For these examples we'll assume the old drive is hda with / and /home being
on the first and second paritiion.  We'll assume the new drive is hdb
partitioned in the same way.

mkdir /mnt/tmp
mount /dev/hdb1 /mnt/tmp
cp -ax / /mnt/tmp  # copy everything but don't cross filesystems.
mount /dev/hda2 /mnt/tmp/home # the first cp made the new mount point for us
cp -ax /home /mnt/tmp

... now your complete system has been duplicated under /mnt/tmp.  You should
have a /mnt/tmp/proc directory but it should be empty.

Instead of the copy commands you could use...

tar -cplf - / |  (cd /mnt/tmp && tar -xvpf -)
tar -cplf - /home | (cd /mnt/tmp/home && tar -xvpf -)

... or...

dump -f - / | (cd /mnt/tmp && restore -x -f -)
dump -f - /home | (cd /mnt/tmp/home && restore -x -f -)

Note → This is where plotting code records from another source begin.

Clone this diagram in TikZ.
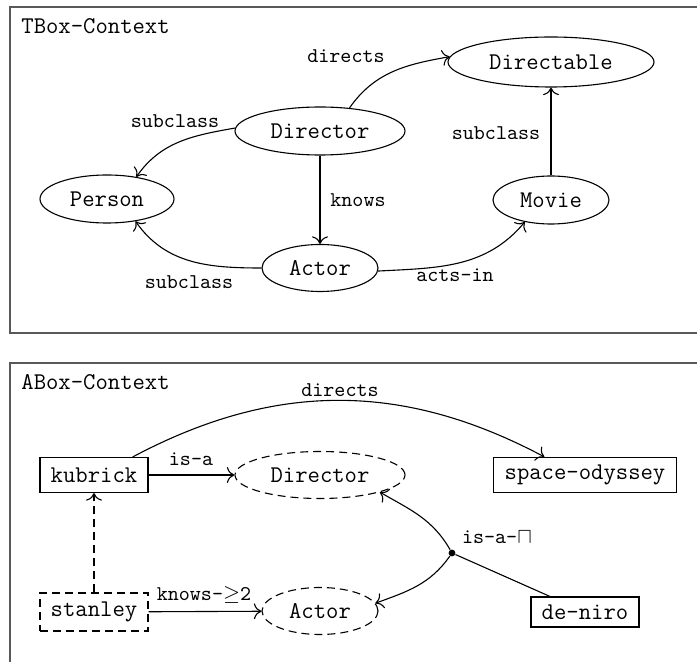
\documentclass[tikz,border=0pt]{standalone}
\usetikzlibrary{shapes.geometric,arrows.meta}
\begin{document}
\begin{tikzpicture}[x=0.5pt,y=0.5pt,
  nodefont/.style={font=\fontsize{12}{14}\selectfont\ttfamily},
  cls/.style={ellipse, draw, nodefont, inner sep=0pt, line width=0.55pt},
  dcls/.style={cls, dash pattern=on 4pt off 2.5pt},
  ind/.style={rectangle, draw, nodefont, inner sep=0pt, line width=0.55pt},
  dind/.style={ind, dash pattern=on 4pt off 2.5pt},
  lbl/.style={font=\fontsize{10.5}{12}\selectfont\ttfamily, inner sep=0pt},
  ttl/.style={nodefont, inner sep=0pt, anchor=west},
  edge/.style={-{To[scale=1.35]}, line width=0.55pt},
  frame/.style={draw=black!65, line width=0.8pt}]
\clip (0,0) rectangle (697,-662);
% frames
\draw[frame] (10,-7) rectangle (760,-333);
\draw[frame] (10,-363) rectangle (760,-720);
\node[ttl] (ttitle) at (21,-26) {TBox-Context};
\node[ttl] (atitle) at (21,-382) {ABox-Context};
% TBox nodes
\node[cls, minimum width=103pt, minimum height=25pt] (directable) at (551,-62) {Directable};
\node[cls, minimum width=85pt, minimum height=24pt] (director) at (320,-131) {Director};
\node[cls, minimum width=67pt, minimum height=24pt] (person) at (107,-199) {Person};
\node[cls, minimum width=58pt, minimum height=24pt] (movie) at (551,-200) {Movie};
\node[cls, minimum width=58pt, minimum height=23.5pt] (actor) at (320,-268) {Actor};
% TBox edges
\draw[edge] (director.38) to[out=55,in=190] (directable.177);
\draw[edge] (director.178) to[out=190,in=55] (person.37);
\draw[edge] (director) -- (actor);
\draw[edge] (actor.180) to[out=180,in=-55] (person.-38);
\draw[edge] (actor.-3) to[out=3,in=-130] (movie.-140);
\draw[edge] (movie) -- (directable);
% TBox labels
\node[lbl] (l1) at (346,-56) {directs};
\node[lbl] (l2) at (175,-121) {subclass};
\node[lbl] (l3) at (496,-133) {subclass};
\node[lbl] (l4) at (358,-200) {knows};
\node[lbl] (l5) at (189,-282) {subclass};
\node[lbl] (l6) at (455,-275) {acts-in};
% ABox nodes
\node[ind, minimum width=54pt, minimum height=17.5pt] (kubrick) at (94,-475) {kubrick};
\node[dcls, minimum width=85pt, minimum height=23.5pt] (director2) at (320,-475) {Director};
\node[ind, minimum width=91.5pt, minimum height=17.5pt] (odyssey) at (585,-475) {space-odyssey};
\node[dind, minimum width=54pt, minimum height=19pt] (stanley) at (94,-612) {stanley};
\node[dcls, minimum width=58pt, minimum height=23.5pt] (actor2) at (320,-611) {Actor};
\node[ind, minimum width=54pt, minimum height=15pt] (deniro) at (585,-612) {de-niro};
\node[circle, fill, inner sep=0pt, minimum size=3.4pt] (dot) at (452,-553) {};
% ABox edges
\draw[edge] (kubrick.25) to[out=28,in=152] (odyssey.156);
\draw[edge] (kubrick) -- (director2);
\draw[edge, dash pattern=on 4pt off 2.5pt] (stanley) -- (kubrick);
\draw[edge] (stanley) -- (actor2);
\draw[line width=0.55pt] (deniro) -- (dot);
\draw[edge] (dot) to[out=120,in=-30] (director2.-16);
\draw[edge] (dot) to[out=-125,in=20] (actor2.8);
% ABox labels
\node[lbl] (m1) at (340,-390) {directs};
\node[lbl] (m2) at (191,-459) {is-a};
\node[lbl] (m3) at (497,-537) {is-a-$\sqcap$};
\node[lbl] (m4) at (204,-595) {knows-$\geq$2};
\end{tikzpicture}
\end{document}
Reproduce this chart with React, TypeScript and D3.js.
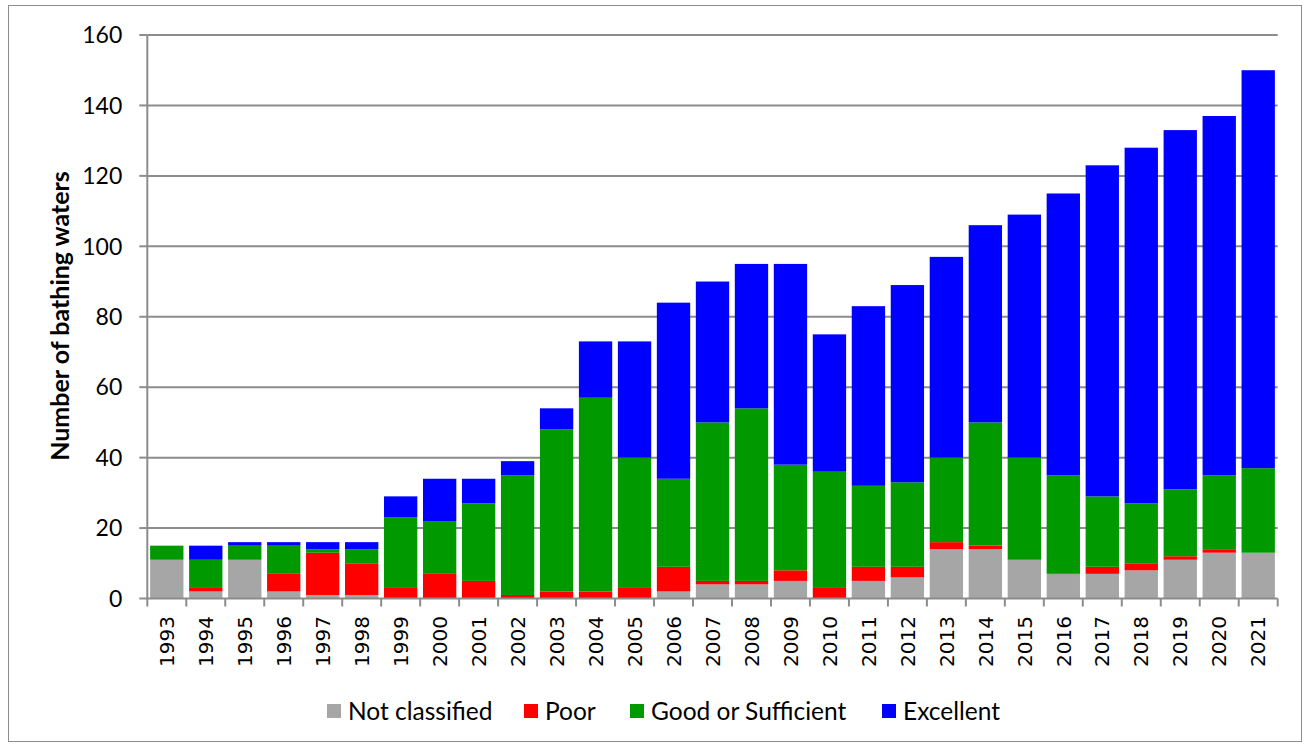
import React from "react";
import * as d3 from "d3";

const years = [
  "1993", "1994", "1995", "1996", "1997", "1998", "1999", "2000", "2001", "2002",
  "2003", "2004", "2005", "2006", "2007", "2008", "2009", "2010", "2011", "2012",
  "2013", "2014", "2015", "2016", "2017", "2018", "2019", "2020", "2021",
];
const notClassified = [11, 2, 11, 2, 1, 1, 0, 0, 0, 0, 0, 0, 0, 2, 4, 4, 5, 0, 5, 6, 14, 14, 11, 7, 7, 8, 11, 13, 13];
const poor = [0, 1, 0, 5, 12, 9, 3, 7, 5, 1, 2, 2, 3, 7, 1, 1, 3, 3, 4, 3, 2, 1, 0, 0, 2, 2, 1, 1, 0];
const goodOrSufficient = [4, 8, 4, 8, 1, 4, 20, 15, 22, 34, 46, 55, 37, 25, 45, 49, 30, 33, 23, 24, 24, 35, 29, 28, 20, 17, 19, 21, 24];
const excellent = [0, 4, 1, 1, 2, 2, 6, 12, 7, 4, 6, 16, 33, 50, 40, 41, 57, 39, 51, 56, 57, 56, 69, 80, 94, 101, 102, 102, 113];
const yTicks = [0, 20, 40, 60, 80, 100, 120, 140, 160];

const seriesNames = ["Not classified", "Poor", "Good or Sufficient", "Excellent"];
const colors = ["#a6a6a6", "#ff0000", "#009900", "#0000ff"];

const W = 1309;
const H = 747;
const left = 147.3;
const right = 1277.7;
const top = 35;
const bottom = 598.5;

export default function App() {
  const rows = years.map((y, i) => ({
    year: y,
    "Not classified": notClassified[i],
    Poor: poor[i],
    "Good or Sufficient": goodOrSufficient[i],
    Excellent: excellent[i],
  }));
  const stacked = d3.stack<any>().keys(seriesNames)(rows);

  const x = d3.scaleBand().domain(years).range([left, right]).paddingInner(0.145).paddingOuter(0.0725);
  const y = d3.scaleLinear().domain([0, 160]).range([bottom, top]);
  const step = x.step();
  const start = x.range()[0];
  const boundaries = d3.range(years.length + 1).map((i) => start + i * step);

  const legendX = [327, 524, 630, 882];
  const font = "Lato, 'Open Sans', sans-serif";

  return (
    <div style={{ position: "absolute", left: 0, top: 0 }}>
      <svg width={W} height={H} style={{ display: "block", background: "#fff" }}>
        <rect x={8.5} y={5.5} width={1293} height={736} fill="none" stroke="#8c8c8c" strokeWidth={1} />
        {/* gridlines */}
        {yTicks.slice(1).map((t) => (
          <line key={t} x1={left} x2={right} y1={y(t)} y2={y(t)} stroke="#8c8c8c" strokeWidth={2} />
        ))}
        {/* bars */}
        {stacked.map((s, si) => (
          <g key={s.key} fill={colors[si]}>
            {s.map((d, i) =>
              d[1] - d[0] > 0 ? (
                <rect key={i} x={x(years[i])} y={y(d[1])} width={x.bandwidth()} height={y(d[0]) - y(d[1])} />
              ) : null
            )}
          </g>
        ))}
        {/* y axis */}
        <line x1={left} x2={left} y1={top} y2={bottom} stroke="#8c8c8c" strokeWidth={2} />
        {yTicks.map((t) => (
          <g key={t}>
            <line x1={left - 8} x2={left} y1={y(t)} y2={y(t)} stroke="#8c8c8c" strokeWidth={2} />
            <text x={left - 25} y={y(t)} dy="0.36em" textAnchor="end" fontFamily={font} fontSize={23} fill="#000">
              {t}
            </text>
          </g>
        ))}
        {/* x axis */}
        <line x1={left} x2={right} y1={bottom} y2={bottom} stroke="#8c8c8c" strokeWidth={2} />
        {boundaries.map((b, i) => (
          <line key={i} x1={b} x2={b} y1={bottom} y2={bottom + 8} stroke="#8c8c8c" strokeWidth={2} />
        ))}
        {years.map((yr) => {
          const cx = (x(yr) as number) + x.bandwidth() / 2;
          return (
            <text
              key={yr}
              transform={`translate(${cx},616) rotate(-90)`}
              dy="0.36em"
              textAnchor="end"
              fontFamily="'DejaVu Sans', sans-serif"
              fontSize={20}
              fill="#000"
            >
              {yr}
            </text>
          );
        })}
        <text
          transform={`translate(60,316) rotate(-90)`}
          dy="0.36em"
          textAnchor="middle"
          fontFamily={font}
          fontWeight="bold"
          fontSize={25}
          fill="#000"
        >
          Number of bathing waters
        </text>
        {/* legend */}
        {seriesNames.map((n, i) => (
          <g key={n} transform={`translate(${legendX[i]},711)`}>
            <rect x={0} y={-7} width={14} height={14} fill={colors[i]} />
            <text x={21} y={0} dy="0.36em" fontFamily={font} fontSize={24.5} fill="#000">
              {n}
            </text>
          </g>
        ))}
      </svg>
    </div>
  );
}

.. to do much the same thing.  cp and tar are roughly equivilent for our
purposes here.  Dump is the only one that will preserve hard links across
the copy but I tend to think that's more effort that it is worth.

M.

P.S.  Note that /mnt/tmp/etc/fstab will refere to /dev/hda even though it is
actually now on /dev/hdb.  Of course this doens't matter if you're planning
on yanking the original drive and replacing it once the copy is done.